Marmite and Irn-Bru are not banned in Canada, agency says
A squeezable plastic jar of Marmite is seen in London, Thursday, April 22, 2010. (AP / Matt Dunham)
Published Saturday, January 25, 2014 8:24PM EST
British expats, you can relax. The Scottish soft drink favourite Irn-Bru and iconic spread Marmite are not banned for sale in Canada, the Canadian Food Inspection Agency clarified Saturday, after a shopkeeper made headlines in the U.K., claiming he had been ordered to stop selling the popular British products.
“These products have been available on Canadian store shelves for more than a decade and will continue to be sold in stores across Canada,” the CFIA said in a statement released Saturday.
“Recently, a shipment containing a number of products imported from the U.K. was detained in the course of regular border activities because it contained meat products that were not accompanied by the required documentation.”
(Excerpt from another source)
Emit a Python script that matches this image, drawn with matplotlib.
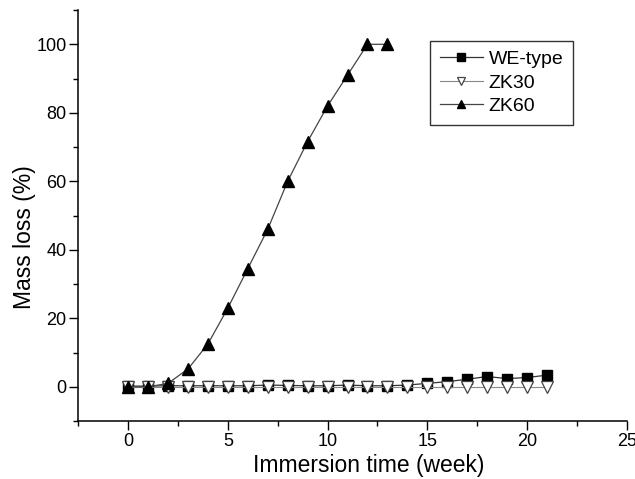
import numpy as np
import matplotlib
matplotlib.use("Agg")
import matplotlib.pyplot as plt
from matplotlib.ticker import MultipleLocator

plt.rcParams["font.family"] = ["Liberation Sans", "DejaVu Sans"]

# semanas de inmersión
weeks_we = list(range(0, 22))
weeks_zk30 = list(range(0, 22))
weeks_zk60 = list(range(0, 14))

# pérdida de masa (%)
we_type = [0.2, 0.2, 0.3, 0.3, 0.3, 0.3, 0.3, 0.5, 0.4, 0.3, 0.3, 0.5, 0.3, 0.3,
           0.5, 1.0, 1.5, 2.2, 3.0, 2.4, 2.7, 3.4]
zk30 = [-0.2] * 22
zk60 = [0.0, 0.0, 1.0, 5.2, 12.5, 23.0, 34.5, 46.0, 60.0, 71.6, 82.0, 91.0,
        100.0, 100.0]

fig = plt.figure(figsize=(6.35, 4.79), dpi=100)
ax = fig.add_axes([0.1233, 0.121, 0.8636, 0.858])

ax.plot(weeks_we, we_type, "-", color="#333333", lw=0.9, marker="s", ms=7,
        mfc="black", mec="black", label="WE-type", zorder=2)
ax.plot(weeks_zk30, zk30, "-", color="#888888", lw=0.8, marker="v", ms=8,
        mfc="white", mec="#444444", mew=0.9, label="ZK30", zorder=3)
ax.plot(weeks_zk60, zk60, "-", color="#444444", lw=0.9, marker="^", ms=8,
        mfc="black", mec="black", label="ZK60", zorder=4)

ax.set_xlim(-2.5, 25)
ax.set_ylim(-10, 110)
ax.xaxis.set_major_locator(MultipleLocator(5))
ax.xaxis.set_minor_locator(MultipleLocator(2.5))
ax.yaxis.set_major_locator(MultipleLocator(20))
ax.yaxis.set_minor_locator(MultipleLocator(10))
ax.tick_params(which="major", length=6.5, width=1, labelsize=13, pad=2)
ax.tick_params(which="minor", length=3.5, width=1)
for s in ("top", "right"):
    ax.spines[s].set_visible(False)
for s in ("left", "bottom"):
    ax.spines[s].set_linewidth(1.1)

ax.set_xlabel("Immersion time (week)", fontsize=16.5)
ax.set_ylabel("Mass loss (%)", fontsize=16.5)
ax.xaxis.set_label_coords(0.53, -0.08)
ax.yaxis.set_label_coords(-0.078, 0.448)

leg = ax.legend(loc="upper right", bbox_to_anchor=(0.902, 0.925), fontsize=14,
                frameon=True, fancybox=False, edgecolor="black",
                handlelength=2.2, handletextpad=0.3, borderpad=0.5,
                labelspacing=0.3, markerscale=0.8, borderaxespad=0)
leg.get_frame().set_linewidth(1.0)

fig.savefig("out.png", dpi=100)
The statement goes on to say that the rejected shipment contained other products, including the bright-orange, caffeinated soft drink Irn-Bru described as Scotland's "other national drink" and Marmite, a traditional British spread, made from brewer’s yeast.
Tony Badger of Brit Foods, a company that runs stores specializing in British products in Saskatchewan, Alberta, and British Columbia, made headlines in the U.K. after claiming inspectors were cracking down on products sold at his stores, including Marmite, Irn-Bru, Bovril, Ovaltine and more because they fell afoul of the CFIA.
Badger claimed he couldn't import the British specialty products into Canada because they were are all apparently enriched with too many vitamins and minerals.
British press were aghast at the news, with The Mirror claiming, "Canada is a country where there are 31 guns for every hundred people, they hunt seals and black bears roam freely," before concluding Canada isn't really that "tough-skinned."
The Independent newspaper took a similar approach, saying that "In Canada it is perfectly legal to acquire a firearm and bullets. But Marmite and Irn-Bru are apparently a threat to the nation's health."
But the CFIA said Friday that the Brit Foods shipment was rejected at the border in Montreal because it contained meat products that were not accompanied by the required documentation.